Separate the chilies from their brine and do not discard the brine. I made the sauce to taste, adding to the blender a little at a time. Here are the final measurements:

Ingredient Quantity
Fermented Fresno Chilies 238g
Distilled Water 500ml
Distilled Vinegar 125ml
Fermentation Brine 50ml

I blitzed that until almost completely homogenous, like 5 minutes in the Blendtec. First I tried passing this through my finest metal sieve and that left me with a chili water and a grit paste. I don’t currently have xanthan gum, which would probably add a lot of body to that chili water to make a pleasing sauce. Instead, I opted for adding the silt back because I needed something to improve the thickness. Over time this separates (which would also be mitigated by xanthan gum), but a shake ties it all back together.

After I got the consistency I wanted, I bottled it up. I took care to leave some headroom in the bottles and wiped the neck where the seal would form. Then I heated a 140ºF sous vide bath and left them in for two hours. There are lots of recommendations about reducing pH for shelf stability, but I opted for pasteurization because I’ve had very good luck with the technique for pickling and shelf stability.

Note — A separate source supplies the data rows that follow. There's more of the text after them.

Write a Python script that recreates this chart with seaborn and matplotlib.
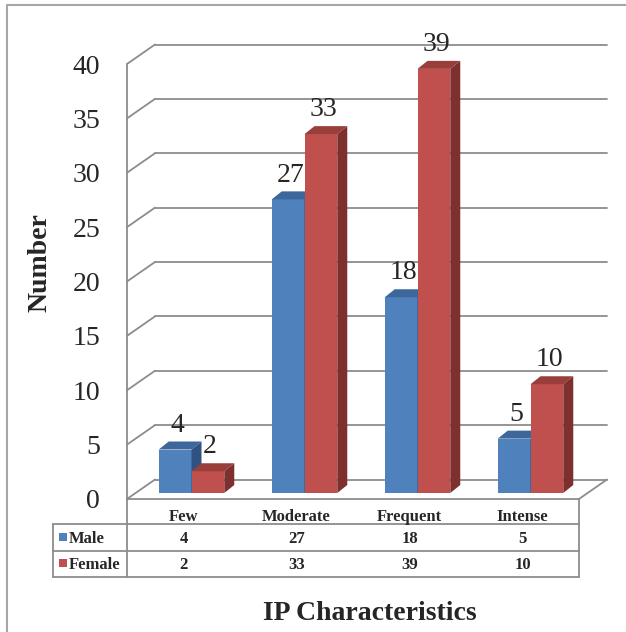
import pandas as pd
import matplotlib
matplotlib.use("Agg")
import matplotlib.pyplot as plt
from matplotlib.patches import Polygon, Rectangle
import seaborn as sns

categories = ["Few", "Moderate", "Frequent", "Intense"]
groups = ["Male", "Female"]
male = [4, 27, 18, 5]
female = [2, 33, 39, 10]
y_ticks = [0, 5, 10, 15, 20, 25, 30, 35, 40]

front_colors = {"Male": "#4F81BD", "Female": "#C0504D"}
top_colors = {"Male": "#3D679B", "Female": "#9A3E3B"}
side_colors = {"Male": "#2F5283", "Female": "#7D302E"}

df = pd.DataFrame({
    "category": categories * 2,
    "sex": ["Male"] * len(male) + ["Female"] * len(female),
    "count": male + female,
})

sns.set_theme(style="white")
plt.rcParams["font.family"] = ["Liberation Serif", "DejaVu Serif"]

W, H = 626, 632
fig = plt.figure(figsize=(W / 100, H / 100), dpi=100)
fig.patch.set_facecolor("white")

# pixel canvas for frame, data table and axis titles
cv = fig.add_axes([0, 0, 1, 1], zorder=0)
cv.set_xlim(0, W)
cv.set_ylim(H, 0)
cv.axis("off")

# main axes = front plane of the bars
L, R, BASE, TOP = 135, 587, 493, 58
ax = fig.add_axes([L / W, (H - BASE) / H, (R - L) / W, (BASE - TOP) / H], zorder=1)
ax.patch.set_visible(False)

sns.barplot(data=df, x="category", y="count", hue="sex",
            order=categories, hue_order=groups, palette=front_colors,
            saturation=1, width=0.58, linewidth=0, errorbar=None,
            legend=False, ax=ax)
ax.set_xlim(-0.5, len(categories) - 0.5)
ax.set_ylim(0, 40)
ax.set_xticks([])
ax.set_yticks([])
ax.set_xlabel("")
ax.set_ylabel("")
for s in ax.spines.values():
    s.set_visible(False)

# pixel -> data scale
PX = (R - L) / len(categories)
PY = (BASE - TOP) / 40
FX, FY = -8 / PX, -6 / PY      # front edge of floor/wall
BX, BY = 20 / PX, 13.5 / PY    # back wall
DX, DY = 10 / PX, 8 / PY       # bar depth

# ── 3D walls ──
grid = dict(color="#8C8C8C", lw=1.3, clip_on=False, zorder=1)
x0, x1 = -0.5, len(categories) - 0.5
for v in y_ticks:
    ax.plot([x0 + BX, x1 + BX], [v + BY, v + BY], **grid)
    ax.plot([x0 + FX, x0 + BX], [v + FY, v + BY], **grid)
ax.plot([x0 + FX, x0 + FX], [FY, 40 + FY], **grid)
ax.plot([x0 + FX, x1 + FX], [FY, FY], **grid)
ax.plot([x1 + FX, x1 + BX], [FY, BY], **grid)

for v in y_ticks:
    ax.text(x0 + (100 - L) / PX, v + FY - 3 / PY, str(v), ha="right",
            va="center", fontsize=20, clip_on=False)

# ── bar tops, sides and value labels ──
for grp, cont, z in zip(groups, ax.containers, [3, 4]):
    for bar in cont:
        bx, bw, bh = bar.get_x(), bar.get_width(), bar.get_height()
        bar.set_zorder(z)
        top = Polygon([(bx, bh), (bx + bw, bh), (bx + bw + DX, bh + DY), (bx + DX, bh + DY)],
                      closed=True, facecolor=top_colors[grp], edgecolor="none",
                      zorder=z + 0.1, clip_on=False)
        side = Polygon([(bx + bw, 0), (bx + bw + DX, DY), (bx + bw + DX, bh + DY), (bx + bw, bh)],
                       closed=True, facecolor=side_colors[grp], edgecolor="none",
                       zorder=z + 0.1, clip_on=False)
        ax.add_patch(top)
        ax.add_patch(side)
        ax.annotate(f"{bh:g}", (bx + bw / 2, bh), xytext=(1.5, 17.5),
                    textcoords="offset points", ha="center", va="center",
                    fontsize=20, zorder=6, annotation_clip=False)

# ── data table ──
tc = dict(color="#8C8C8C", lw=1.3)
FL, FR, FLOOR = L - 8, R - 8, BASE + 6
rows_y = [543, 569]
for y in [524, 551, 577]:
    cv.plot([53, FR], [y, y], **tc)
cv.plot([53, 53], [524, 577], **tc)
cv.plot([FL, FL], [FLOOR, 577], **tc)
cv.plot([FR, FR], [FLOOR, 577], **tc)

cell = dict(ha="center", va="baseline", fontsize=12, fontweight="bold")
for i, cat in enumerate(categories):
    cx = FL + (i + 0.5) * PX
    cv.text(cx, 521, cat, **cell)
    cv.text(cx, rows_y[0], str(male[i]), **cell)
    cv.text(cx, rows_y[1], str(female[i]), **cell)

for grp, y in zip(groups, rows_y):
    cv.add_patch(Rectangle((59, y - 10), 8, 8, facecolor=front_colors[grp], edgecolor="none"))
    cv.text(69, y, grp, ha="left", va="baseline", fontsize=12, fontweight="bold")

cv.text(40, 263, "Number", rotation=90, ha="center", va="center", fontsize=20, fontweight="bold")
cv.text(370, 613, "IP Characteristics", ha="center", va="center", fontsize=20, fontweight="bold")

# outer frame
cv.plot([7, 7], [5, H], color="#A6A6A6", lw=1.5)
cv.plot([7, W], [5, 5], color="#A6A6A6", lw=1.5)

fig.savefig("out.png", dpi=100)
plt.close(fig)
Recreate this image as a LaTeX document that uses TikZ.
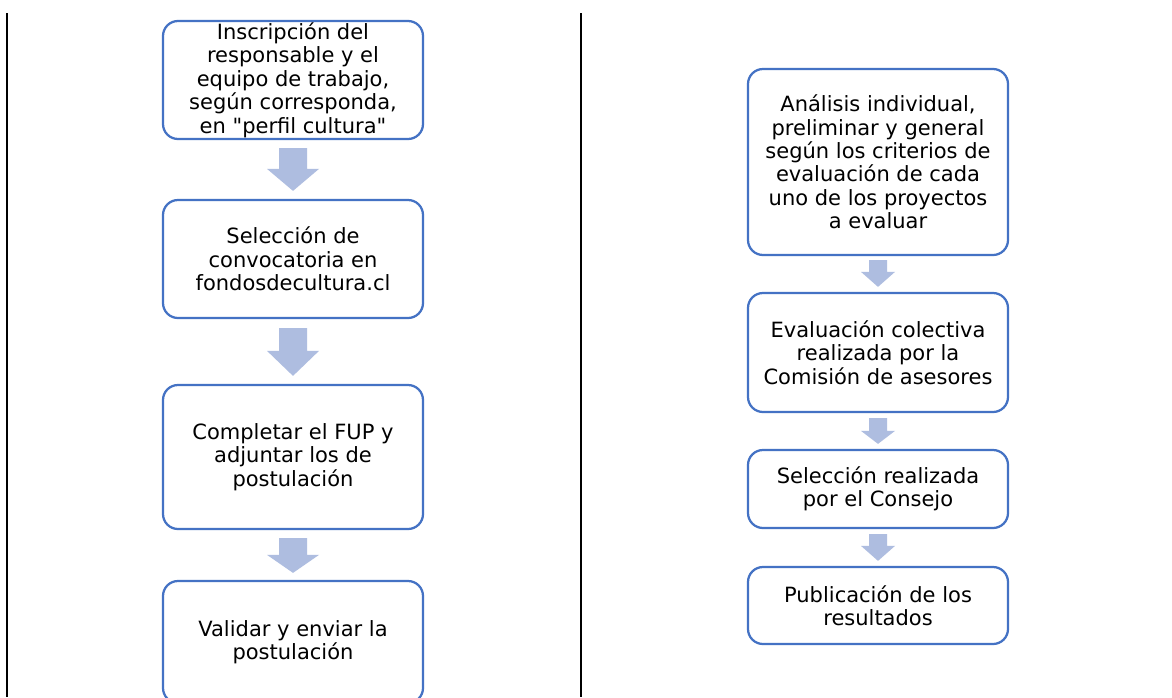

My wife likes a couple drops, and I could easily use a third of a bottle on a meal. The brine is also a star, salty and spicy.

Inspired by:

Next Batch

Ingredient Quantity
Fresno Chilies 222g
Cayenne Chilies 25g
White Peach 318g
Red Onion 200g
Carrot 145g
Orange Bell Pepper 115g
Garlic 30g
Distilled Water See Notes

 

I followed the Noma method but went for a 3% salt content. I added all of the veggies to the crock and added water until they were all submergible. That weighed 1833g which necessitates 55g of salt.

I poured all that out in a bowl and mixed the salt in thoroughly. Putting all that back in the crock, I weighed it down with the water bag trick. I gave it 10 days, then strained, and blended to taste with vinegar and brine.

My scientific rigor fell off with the finishing, but because I’m pasteurizing I don’t need to pay attention to shelf stable pH.